PROBLEM DESCRIPTION
Without the pictures, print the lines running from the beginning of the material to the line containing "from matplotlib.colors import to_rgb", both ends included.

══ DATA SHOWN

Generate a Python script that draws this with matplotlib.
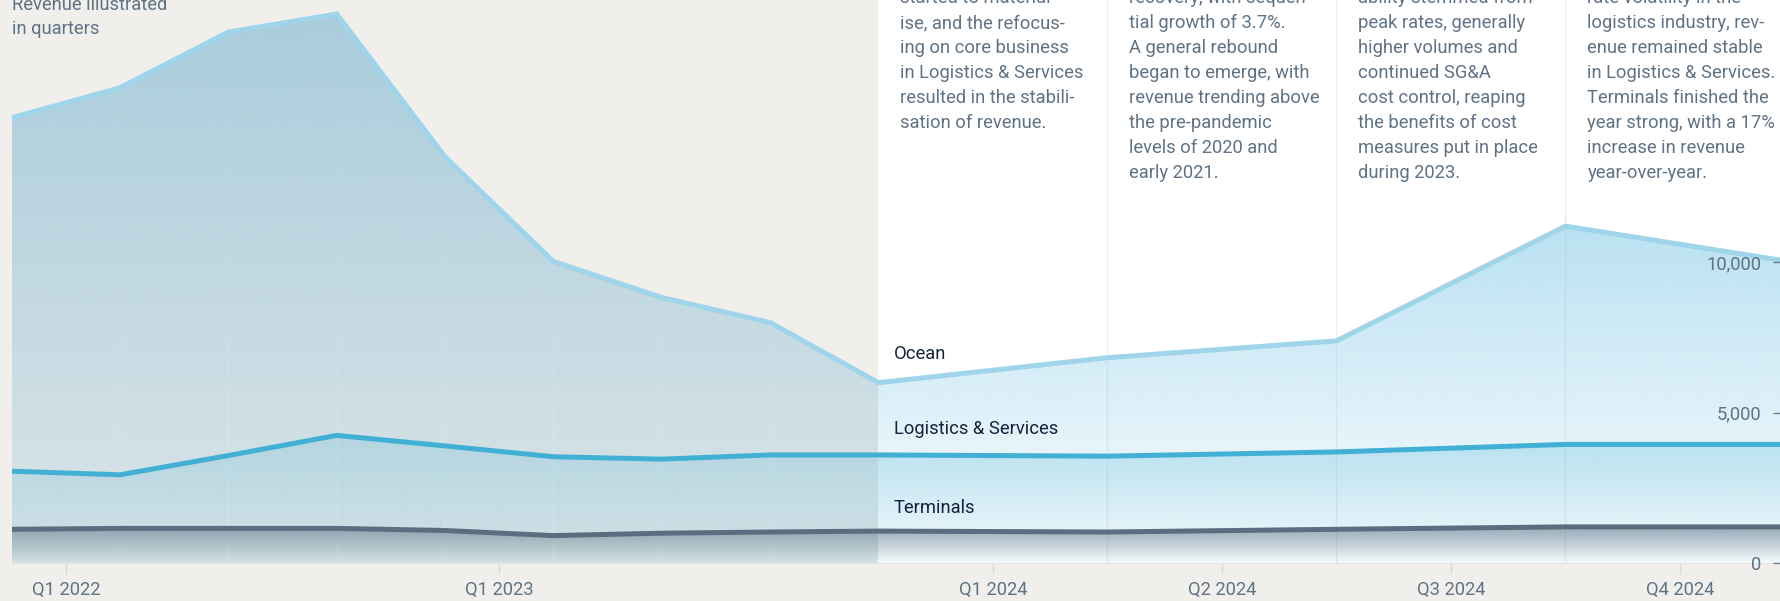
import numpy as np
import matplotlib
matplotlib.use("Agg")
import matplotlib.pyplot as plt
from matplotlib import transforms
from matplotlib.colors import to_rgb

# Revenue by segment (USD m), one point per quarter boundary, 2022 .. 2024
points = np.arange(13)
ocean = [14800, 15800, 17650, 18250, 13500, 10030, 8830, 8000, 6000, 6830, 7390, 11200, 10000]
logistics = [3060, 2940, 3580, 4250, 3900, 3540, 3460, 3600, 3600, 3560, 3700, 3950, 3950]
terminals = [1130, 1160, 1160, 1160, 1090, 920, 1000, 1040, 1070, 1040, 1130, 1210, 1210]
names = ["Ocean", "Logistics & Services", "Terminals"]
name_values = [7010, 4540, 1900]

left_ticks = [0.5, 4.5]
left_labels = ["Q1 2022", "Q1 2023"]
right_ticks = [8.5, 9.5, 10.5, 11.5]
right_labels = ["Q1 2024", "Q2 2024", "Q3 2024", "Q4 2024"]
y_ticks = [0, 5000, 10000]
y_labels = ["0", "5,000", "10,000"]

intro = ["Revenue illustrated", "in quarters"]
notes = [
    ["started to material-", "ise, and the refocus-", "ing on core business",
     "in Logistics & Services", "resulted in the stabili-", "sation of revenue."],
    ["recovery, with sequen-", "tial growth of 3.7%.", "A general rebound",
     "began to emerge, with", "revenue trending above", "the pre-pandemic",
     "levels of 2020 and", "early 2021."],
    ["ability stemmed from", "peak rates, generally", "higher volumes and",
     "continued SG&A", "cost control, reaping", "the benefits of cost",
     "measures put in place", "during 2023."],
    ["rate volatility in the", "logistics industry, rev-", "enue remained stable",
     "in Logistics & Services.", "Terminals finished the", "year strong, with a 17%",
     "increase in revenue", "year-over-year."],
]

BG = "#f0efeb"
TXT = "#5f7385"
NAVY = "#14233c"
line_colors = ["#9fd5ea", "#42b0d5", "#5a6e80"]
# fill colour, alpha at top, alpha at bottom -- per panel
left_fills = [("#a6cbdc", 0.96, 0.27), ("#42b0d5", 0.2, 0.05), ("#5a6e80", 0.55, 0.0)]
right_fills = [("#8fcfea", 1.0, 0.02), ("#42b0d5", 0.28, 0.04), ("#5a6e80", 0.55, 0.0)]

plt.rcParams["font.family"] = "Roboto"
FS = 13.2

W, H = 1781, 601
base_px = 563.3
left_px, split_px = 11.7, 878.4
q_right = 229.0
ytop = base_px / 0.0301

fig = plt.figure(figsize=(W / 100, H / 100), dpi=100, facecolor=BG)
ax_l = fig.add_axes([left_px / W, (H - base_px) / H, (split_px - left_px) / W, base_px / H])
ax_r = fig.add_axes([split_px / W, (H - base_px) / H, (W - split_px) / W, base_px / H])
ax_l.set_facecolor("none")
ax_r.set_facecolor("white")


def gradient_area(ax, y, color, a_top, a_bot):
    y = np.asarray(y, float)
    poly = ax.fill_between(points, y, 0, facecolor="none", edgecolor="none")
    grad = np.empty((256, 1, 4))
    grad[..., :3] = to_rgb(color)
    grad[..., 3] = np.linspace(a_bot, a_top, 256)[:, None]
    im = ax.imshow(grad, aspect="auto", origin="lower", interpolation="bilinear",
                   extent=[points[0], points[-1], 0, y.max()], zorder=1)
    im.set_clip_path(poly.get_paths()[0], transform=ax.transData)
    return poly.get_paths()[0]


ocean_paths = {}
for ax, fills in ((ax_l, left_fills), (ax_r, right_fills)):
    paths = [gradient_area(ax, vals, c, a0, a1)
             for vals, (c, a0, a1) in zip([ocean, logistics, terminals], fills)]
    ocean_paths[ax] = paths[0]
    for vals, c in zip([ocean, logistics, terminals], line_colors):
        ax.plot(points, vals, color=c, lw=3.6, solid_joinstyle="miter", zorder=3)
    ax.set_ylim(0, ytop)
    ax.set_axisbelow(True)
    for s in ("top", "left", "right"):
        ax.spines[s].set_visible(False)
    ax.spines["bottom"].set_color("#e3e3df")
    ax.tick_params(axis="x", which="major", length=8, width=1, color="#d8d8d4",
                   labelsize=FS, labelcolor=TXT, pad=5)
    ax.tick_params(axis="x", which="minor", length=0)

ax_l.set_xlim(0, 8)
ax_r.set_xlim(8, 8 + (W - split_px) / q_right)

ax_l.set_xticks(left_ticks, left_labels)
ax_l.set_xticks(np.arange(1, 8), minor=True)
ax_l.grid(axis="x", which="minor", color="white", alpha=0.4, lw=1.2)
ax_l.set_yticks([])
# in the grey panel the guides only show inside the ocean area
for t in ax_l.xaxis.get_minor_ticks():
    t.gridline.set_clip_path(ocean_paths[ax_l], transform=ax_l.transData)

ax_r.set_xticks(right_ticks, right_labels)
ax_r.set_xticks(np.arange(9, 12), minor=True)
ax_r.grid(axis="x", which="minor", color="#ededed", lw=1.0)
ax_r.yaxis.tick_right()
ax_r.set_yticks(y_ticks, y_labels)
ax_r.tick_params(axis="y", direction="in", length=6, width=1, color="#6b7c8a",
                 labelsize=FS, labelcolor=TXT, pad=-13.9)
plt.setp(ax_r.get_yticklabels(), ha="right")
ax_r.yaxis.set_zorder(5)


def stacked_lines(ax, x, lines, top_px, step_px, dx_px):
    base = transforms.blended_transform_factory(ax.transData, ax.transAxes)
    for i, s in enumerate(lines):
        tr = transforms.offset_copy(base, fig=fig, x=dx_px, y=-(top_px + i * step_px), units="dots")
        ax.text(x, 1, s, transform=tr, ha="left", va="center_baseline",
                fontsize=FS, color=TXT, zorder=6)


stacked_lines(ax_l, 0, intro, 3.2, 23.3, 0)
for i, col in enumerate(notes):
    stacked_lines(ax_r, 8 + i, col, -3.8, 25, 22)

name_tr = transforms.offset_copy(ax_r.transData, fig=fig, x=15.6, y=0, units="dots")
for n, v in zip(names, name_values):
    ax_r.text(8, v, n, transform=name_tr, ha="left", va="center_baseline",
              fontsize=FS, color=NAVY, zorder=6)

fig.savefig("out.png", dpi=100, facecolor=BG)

════

THE COMPLETED TASK
Generate a Python script that draws this with matplotlib.
import numpy as np
import matplotlib
matplotlib.use("Agg")
import matplotlib.pyplot as plt
from matplotlib import transforms
from matplotlib.colors import to_rgb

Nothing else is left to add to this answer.